■ COLLECTED DATA:

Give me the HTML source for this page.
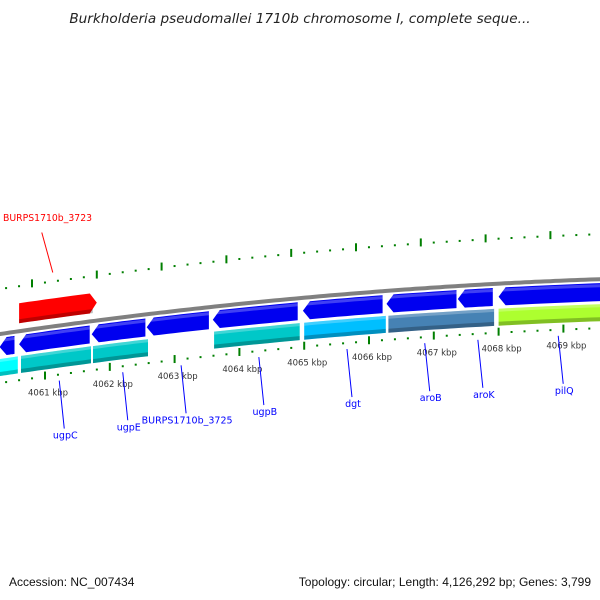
<!DOCTYPE html>
<html><head><meta charset="utf-8"><style>
body{margin:0;background:#fff}
svg{display:block;font-family:"DejaVu Sans","Liberation Sans",sans-serif}
</style></head><body>
<svg id="map" width="600" height="600" viewBox="0 0 600 600" xmlns="http://www.w3.org/2000/svg">
<text x="300" y="23" text-anchor="middle" font-size="13.6" font-style="italic" fill="#222">Burkholderia pseudomallei 1710b chromosome I, complete seque...</text>
<g id="ticks"></g>
<path id="backbone" fill="none" stroke="#808080" stroke-width="4"/>
<g id="genes"></g>
<g id="labels"></g>
<text x="9" y="586" font-size="12" font-family="Liberation Sans, sans-serif" fill="#111">Accession: NC_007434</text>
<text x="591" y="586" text-anchor="end" font-size="12" font-family="Liberation Sans, sans-serif" fill="#111">Topology: circular; Length: 4,126,292 bp; Genes: 3,799</text>
</svg>
<script>
// data (kbp positions)
const kbpTicks=[4060,4061,4062,4063,4064,4065,4066,4067,4068,4069,4070];
const fwdGenes=[[4060.6,4061.8]];
const fwdColors=["#ff0000"];
const revGenes=[[4060.3,4060.53],[4060.6,4061.69],[4061.72,4062.55],[4062.57,4063.53],[4063.59,4064.9],[4064.98,4066.21],[4066.27,4067.35],[4067.37,4067.91],[4068.0,4069.9]];
const featGenes=[[4060.3,4060.58],[4060.63,4061.71],[4061.74,4062.59],[4063.61,4064.93],[4065.0,4066.26],[4066.3,4067.93],[4068.0,4069.9]];
const featColors=["#00ffff","#00c8c8","#00c8c8","#00c8c8","#00bfff","#4682b4","#adff2f"];
const labelNames=["BURPS1710b_3723","ugpC","ugpE","BURPS1710b_3725","ugpB","dgt","aroB","aroK","pilQ"];
const labelPos=[4061.12,4061.22,4062.2,4063.1,4064.3,4065.66,4066.86,4067.68,4068.92];
const labelColors=["#ff0000","#0000ff","#0000ff","#0000ff","#0000ff","#0000ff","#0000ff","#0000ff","#0000ff"];

const NS="http://www.w3.org/2000/svg";
const X=k=>45+(k-4061)*64.8;
const F=x=>334-0.148*x+9.44e-5*x*x;
function mk(t,a,p){const e=document.createElementNS(NS,t);for(const k in a)e.setAttribute(k,a[k]);p.appendChild(e);return e;}
function band(x1,x2,o1,o2,arrow){
  const pts=[];const n=8,tip=7;
  let a=x1,b=x2;
  if(arrow===1)b=x2-tip; if(arrow===-1)a=x1+tip;
  for(let i=0;i<=n;i++){const x=a+(b-a)*i/n;pts.push([x,F(x)+o1]);}
  if(arrow===1)pts.push([x2,F(x2)+(o1+o2)/2]);
  for(let i=n;i>=0;i--){const x=a+(b-a)*i/n;pts.push([x,F(x)+o2]);}
  if(arrow===-1)pts.push([x1,F(x1)+(o1+o2)/2]);
  return pts.map(p=>p[0].toFixed(1)+","+p[1].toFixed(1)).join(" ");
}
let d="";for(let x=-5;x<=605;x+=5)d+=(x<0?"M":"L")+x+","+F(x).toFixed(1);
document.getElementById("backbone").setAttribute("d",d);
const tg=document.getElementById("ticks");
for(let i=0;i<kbpTicks.length-1;i++){
  for(let j=0;j<5;j++){
    const x=X(kbpTicks[i]+j*0.2);
    const big=j===0;
    const b=mk("line",{x1:x,x2:x,y1:F(x)+(big?44:48),y2:F(x)+(big?52:50),stroke:"#007f00","stroke-width":2},tg);
    
    
    const xt=x-13;
    const t=mk("line",{x1:xt,x2:xt,y1:F(xt)-(big?50:46),y2:F(xt)-(big?42:44),stroke:"#007f00","stroke-width":2},tg);
    
    
  }
  const x=X(kbpTicks[i]);
  if(x>20&&x<590){
    const l=mk("text",{x:x-17,y:F(x)+68,"font-size":"8.5",fill:"#333"},tg);
    l.textContent=kbpTicks[i]+" kbp";
    
    
  }
}
const gg=document.getElementById("genes");
fwdGenes.forEach((g,i)=>{
  const p=mk("polygon",{points:band(X(g[0]),X(g[1]),-28,-8,1),fill:fwdColors[i]},gg);
  
  
  mk("polygon",{points:band(X(g[0]),X(g[1])-4,-12,-8,0),fill:"#000",opacity:"0.25"},gg);
});
revGenes.forEach(g=>{
  const p=mk("polygon",{points:band(X(g[0]),X(g[1]),4,22,-1),fill:"#0000f0"},gg);
  
  
  mk("polygon",{points:band(X(g[0])+4,X(g[1]),5,8,0),fill:"#fff",opacity:"0.25"},gg);
});
featGenes.forEach((g,i)=>{
  const p=mk("polygon",{points:band(X(g[0]),X(g[1]),25,42,0),fill:featColors[i]},gg);
  
  
  mk("polygon",{points:band(X(g[0]),X(g[1]),38,42,0),fill:"#000",opacity:"0.25"},gg);
  mk("polygon",{points:band(X(g[0]),X(g[1]),25,28,0),fill:"#fff",opacity:"0.25"},gg);
});
const lg=document.getElementById("labels");
labelNames.forEach((n,i)=>{
  const x=X(labelPos[i]);
  const f=F(x);
  let l,t;
  if(i===0){
    l=mk("line",{x1:x,y1:f-54,x2:x-11,y2:f-94,stroke:labelColors[i],"stroke-width":1},lg);
    t=mk("text",{x:3,y:221,"font-size":"9.3",fill:labelColors[i]},lg);
  }else{
    l=mk("line",{x1:x,y1:f+55,x2:x+5,y2:f+103,stroke:labelColors[i],"stroke-width":1},lg);
    t=mk("text",{x:x+6,y:f+113,"font-size":"9.5",fill:labelColors[i],"text-anchor":"middle"},lg);
  }
  
  
  t.textContent=n;
  
  
});
</script>
</body></html>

■ CHALLENGE:
All of the material above is to be copied exactly, except for its images.

■ RESULT OF THIS TASK:
Give me the HTML source for this page.
<!DOCTYPE html>
<html><head><meta charset="utf-8"><style>
body{margin:0;background:#fff}
svg{display:block;font-family:"DejaVu Sans","Liberation Sans",sans-serif}
</style></head><body>
<svg id="map" width="600" height="600" viewBox="0 0 600 600" xmlns="http://www.w3.org/2000/svg">
<text x="300" y="23" text-anchor="middle" font-size="13.6" font-style="italic" fill="#222">Burkholderia pseudomallei 1710b chromosome I, complete seque...</text>
<g id="ticks"></g>
<path id="backbone" fill="none" stroke="#808080" stroke-width="4"/>
<g id="genes"></g>
<g id="labels"></g>
<text x="9" y="586" font-size="12" font-family="Liberation Sans, sans-serif" fill="#111">Accession: NC_007434</text>
<text x="591" y="586" text-anchor="end" font-size="12" font-family="Liberation Sans, sans-serif" fill="#111">Topology: circular; Length: 4,126,292 bp; Genes: 3,799</text>
</svg>
<script>
// data (kbp positions)
const kbpTicks=[4060,4061,4062,4063,4064,4065,4066,4067,4068,4069,4070];
const fwdGenes=[[4060.6,4061.8]];
const fwdColors=["#ff0000"];
const revGenes=[[4060.3,4060.53],[4060.6,4061.69],[4061.72,4062.55],[4062.57,4063.53],[4063.59,4064.9],[4064.98,4066.21],[4066.27,4067.35],[4067.37,4067.91],[4068.0,4069.9]];
const featGenes=[[4060.3,4060.58],[4060.63,4061.71],[4061.74,4062.59],[4063.61,4064.93],[4065.0,4066.26],[4066.3,4067.93],[4068.0,4069.9]];
const featColors=["#00ffff","#00c8c8","#00c8c8","#00c8c8","#00bfff","#4682b4","#adff2f"];
const labelNames=["BURPS1710b_3723","ugpC","ugpE","BURPS1710b_3725","ugpB","dgt","aroB","aroK","pilQ"];
const labelPos=[4061.12,4061.22,4062.2,4063.1,4064.3,4065.66,4066.86,4067.68,4068.92];
const labelColors=["#ff0000","#0000ff","#0000ff","#0000ff","#0000ff","#0000ff","#0000ff","#0000ff","#0000ff"];

const NS="http://www.w3.org/2000/svg";
const X=k=>45+(k-4061)*64.8;
const F=x=>334-0.148*x+9.44e-5*x*x;
function mk(t,a,p){const e=document.createElementNS(NS,t);for(const k in a)e.setAttribute(k,a[k]);p.appendChild(e);return e;}
function band(x1,x2,o1,o2,arrow){
  const pts=[];const n=8,tip=7;
  let a=x1,b=x2;
  if(arrow===1)b=x2-tip; if(arrow===-1)a=x1+tip;
  for(let i=0;i<=n;i++){const x=a+(b-a)*i/n;pts.push([x,F(x)+o1]);}
  if(arrow===1)pts.push([x2,F(x2)+(o1+o2)/2]);
  for(let i=n;i>=0;i--){const x=a+(b-a)*i/n;pts.push([x,F(x)+o2]);}
  if(arrow===-1)pts.push([x1,F(x1)+(o1+o2)/2]);
  return pts.map(p=>p[0].toFixed(1)+","+p[1].toFixed(1)).join(" ");
}
let d="";for(let x=-5;x<=605;x+=5)d+=(x<0?"M":"L")+x+","+F(x).toFixed(1);
document.getElementById("backbone").setAttribute("d",d);
const tg=document.getElementById("ticks");
for(let i=0;i<kbpTicks.length-1;i++){
  for(let j=0;j<5;j++){
    const x=X(kbpTicks[i]+j*0.2);
    const big=j===0;
    const b=mk("line",{x1:x,x2:x,y1:F(x)+(big?44:48),y2:F(x)+(big?52:50),stroke:"#007f00","stroke-width":2},tg);
    
    
    const xt=x-13;
    const t=mk("line",{x1:xt,x2:xt,y1:F(xt)-(big?50:46),y2:F(xt)-(big?42:44),stroke:"#007f00","stroke-width":2},tg);
    
    
  }
  const x=X(kbpTicks[i]);
  if(x>20&&x<590){
    const l=mk("text",{x:x-17,y:F(x)+68,"font-size":"8.5",fill:"#333"},tg);
    l.textContent=kbpTicks[i]+" kbp";
    
    
  }
}
const gg=document.getElementById("genes");
fwdGenes.forEach((g,i)=>{
  const p=mk("polygon",{points:band(X(g[0]),X(g[1]),-28,-8,1),fill:fwdColors[i]},gg);
  
  
  mk("polygon",{points:band(X(g[0]),X(g[1])-4,-12,-8,0),fill:"#000",opacity:"0.25"},gg);
});
revGenes.forEach(g=>{
  const p=mk("polygon",{points:band(X(g[0]),X(g[1]),4,22,-1),fill:"#0000f0"},gg);
  
  
  mk("polygon",{points:band(X(g[0])+4,X(g[1]),5,8,0),fill:"#fff",opacity:"0.25"},gg);
});
featGenes.forEach((g,i)=>{
  const p=mk("polygon",{points:band(X(g[0]),X(g[1]),25,42,0),fill:featColors[i]},gg);
  
  
  mk("polygon",{points:band(X(g[0]),X(g[1]),38,42,0),fill:"#000",opacity:"0.25"},gg);
  mk("polygon",{points:band(X(g[0]),X(g[1]),25,28,0),fill:"#fff",opacity:"0.25"},gg);
});
const lg=document.getElementById("labels");
labelNames.forEach((n,i)=>{
  const x=X(labelPos[i]);
  const f=F(x);
  let l,t;
  if(i===0){
    l=mk("line",{x1:x,y1:f-54,x2:x-11,y2:f-94,stroke:labelColors[i],"stroke-width":1},lg);
    t=mk("text",{x:3,y:221,"font-size":"9.3",fill:labelColors[i]},lg);
  }else{
    l=mk("line",{x1:x,y1:f+55,x2:x+5,y2:f+103,stroke:labelColors[i],"stroke-width":1},lg);
    t=mk("text",{x:x+6,y:f+113,"font-size":"9.5",fill:labelColors[i],"text-anchor":"middle"},lg);
  }
  
  
  t.textContent=n;
  
  
});
</script>
</body></html>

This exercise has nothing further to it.